[Rows from a dataset of charts and code]
— start —
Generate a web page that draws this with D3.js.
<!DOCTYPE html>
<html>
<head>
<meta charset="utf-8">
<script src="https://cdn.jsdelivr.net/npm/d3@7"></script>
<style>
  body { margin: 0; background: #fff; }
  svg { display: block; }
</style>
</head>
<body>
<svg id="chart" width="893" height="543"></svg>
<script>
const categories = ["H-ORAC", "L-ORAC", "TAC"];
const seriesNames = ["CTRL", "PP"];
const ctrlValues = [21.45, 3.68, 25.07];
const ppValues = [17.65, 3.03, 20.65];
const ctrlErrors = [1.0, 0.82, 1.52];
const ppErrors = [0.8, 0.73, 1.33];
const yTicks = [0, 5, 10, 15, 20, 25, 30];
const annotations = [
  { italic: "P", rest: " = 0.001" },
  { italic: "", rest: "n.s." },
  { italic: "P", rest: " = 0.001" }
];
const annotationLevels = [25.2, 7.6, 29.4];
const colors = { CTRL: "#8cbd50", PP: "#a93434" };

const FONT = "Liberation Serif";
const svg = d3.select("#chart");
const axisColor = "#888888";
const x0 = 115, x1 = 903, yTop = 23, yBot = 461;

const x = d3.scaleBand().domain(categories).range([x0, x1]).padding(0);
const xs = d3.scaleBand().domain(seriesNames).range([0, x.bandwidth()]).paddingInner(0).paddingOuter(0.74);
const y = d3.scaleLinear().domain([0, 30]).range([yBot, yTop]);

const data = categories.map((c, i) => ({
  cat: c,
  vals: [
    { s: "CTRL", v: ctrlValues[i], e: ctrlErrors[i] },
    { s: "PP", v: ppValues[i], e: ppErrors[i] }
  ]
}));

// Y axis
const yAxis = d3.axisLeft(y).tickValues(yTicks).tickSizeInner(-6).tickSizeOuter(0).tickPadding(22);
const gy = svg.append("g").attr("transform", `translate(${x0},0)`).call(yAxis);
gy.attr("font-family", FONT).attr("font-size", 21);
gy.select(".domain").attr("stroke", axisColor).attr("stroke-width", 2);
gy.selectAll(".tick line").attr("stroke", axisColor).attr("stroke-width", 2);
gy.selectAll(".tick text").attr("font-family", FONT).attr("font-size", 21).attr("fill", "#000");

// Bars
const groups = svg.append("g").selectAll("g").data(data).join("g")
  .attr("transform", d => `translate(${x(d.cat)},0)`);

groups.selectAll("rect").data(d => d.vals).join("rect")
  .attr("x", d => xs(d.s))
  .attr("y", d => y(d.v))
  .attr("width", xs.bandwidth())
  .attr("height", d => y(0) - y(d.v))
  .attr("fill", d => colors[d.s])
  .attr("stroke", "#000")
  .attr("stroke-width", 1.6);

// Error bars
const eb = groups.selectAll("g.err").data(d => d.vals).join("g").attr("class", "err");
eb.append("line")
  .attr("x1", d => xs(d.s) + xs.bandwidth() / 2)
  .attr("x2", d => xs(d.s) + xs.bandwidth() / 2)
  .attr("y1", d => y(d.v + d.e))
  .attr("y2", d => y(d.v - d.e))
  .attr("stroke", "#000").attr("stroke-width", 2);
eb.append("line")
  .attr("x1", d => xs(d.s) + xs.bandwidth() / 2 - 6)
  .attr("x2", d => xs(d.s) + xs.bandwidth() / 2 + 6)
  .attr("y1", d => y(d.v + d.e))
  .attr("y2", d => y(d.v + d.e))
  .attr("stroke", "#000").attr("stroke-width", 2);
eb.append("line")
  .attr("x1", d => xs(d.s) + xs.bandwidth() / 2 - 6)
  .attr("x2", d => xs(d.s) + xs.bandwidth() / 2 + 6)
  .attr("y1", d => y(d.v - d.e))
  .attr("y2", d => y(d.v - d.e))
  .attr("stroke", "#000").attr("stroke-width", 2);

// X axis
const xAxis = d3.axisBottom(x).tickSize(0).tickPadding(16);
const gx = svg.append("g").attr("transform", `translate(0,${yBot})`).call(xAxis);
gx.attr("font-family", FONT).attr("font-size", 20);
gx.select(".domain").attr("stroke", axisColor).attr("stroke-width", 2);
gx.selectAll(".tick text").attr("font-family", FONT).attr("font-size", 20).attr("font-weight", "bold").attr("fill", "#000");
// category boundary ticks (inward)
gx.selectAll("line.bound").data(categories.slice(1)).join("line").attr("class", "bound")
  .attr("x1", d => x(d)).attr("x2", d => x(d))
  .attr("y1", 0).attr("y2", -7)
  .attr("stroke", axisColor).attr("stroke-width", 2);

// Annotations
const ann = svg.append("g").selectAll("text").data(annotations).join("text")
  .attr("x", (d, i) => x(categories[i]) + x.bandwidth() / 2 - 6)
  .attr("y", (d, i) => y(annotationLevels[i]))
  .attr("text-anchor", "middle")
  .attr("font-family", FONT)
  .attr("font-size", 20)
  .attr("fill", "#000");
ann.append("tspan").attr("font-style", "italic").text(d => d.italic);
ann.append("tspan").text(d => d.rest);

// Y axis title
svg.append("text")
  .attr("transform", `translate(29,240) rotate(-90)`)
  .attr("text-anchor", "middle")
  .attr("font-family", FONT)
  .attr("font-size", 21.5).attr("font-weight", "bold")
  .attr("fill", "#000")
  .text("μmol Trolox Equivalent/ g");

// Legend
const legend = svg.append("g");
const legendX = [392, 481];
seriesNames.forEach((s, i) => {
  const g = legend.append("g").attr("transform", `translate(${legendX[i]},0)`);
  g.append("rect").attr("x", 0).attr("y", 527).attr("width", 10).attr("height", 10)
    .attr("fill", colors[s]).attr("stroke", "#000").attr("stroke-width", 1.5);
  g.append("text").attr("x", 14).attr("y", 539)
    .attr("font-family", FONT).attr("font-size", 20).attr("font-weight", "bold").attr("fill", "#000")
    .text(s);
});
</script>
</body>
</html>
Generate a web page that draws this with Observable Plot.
— end —
Reproduce the entries exactly, starting at their first line and stopping after the line with "const y = d3.scaleLinear().domain([0, 30]).range([yBot, yTop]);".

Generate a web page that draws this with D3.js.
<!DOCTYPE html>
<html>
<head>
<meta charset="utf-8">
<script src="https://cdn.jsdelivr.net/npm/d3@7"></script>
<style>
  body { margin: 0; background: #fff; }
  svg { display: block; }
</style>
</head>
<body>
<svg id="chart" width="893" height="543"></svg>
<script>
const categories = ["H-ORAC", "L-ORAC", "TAC"];
const seriesNames = ["CTRL", "PP"];
const ctrlValues = [21.45, 3.68, 25.07];
const ppValues = [17.65, 3.03, 20.65];
const ctrlErrors = [1.0, 0.82, 1.52];
const ppErrors = [0.8, 0.73, 1.33];
const yTicks = [0, 5, 10, 15, 20, 25, 30];
const annotations = [
  { italic: "P", rest: " = 0.001" },
  { italic: "", rest: "n.s." },
  { italic: "P", rest: " = 0.001" }
];
const annotationLevels = [25.2, 7.6, 29.4];
const colors = { CTRL: "#8cbd50", PP: "#a93434" };

const FONT = "Liberation Serif";
const svg = d3.select("#chart");
const axisColor = "#888888";
const x0 = 115, x1 = 903, yTop = 23, yBot = 461;

const x = d3.scaleBand().domain(categories).range([x0, x1]).padding(0);
const xs = d3.scaleBand().domain(seriesNames).range([0, x.bandwidth()]).paddingInner(0).paddingOuter(0.74);
const y = d3.scaleLinear().domain([0, 30]).range([yBot, yTop]);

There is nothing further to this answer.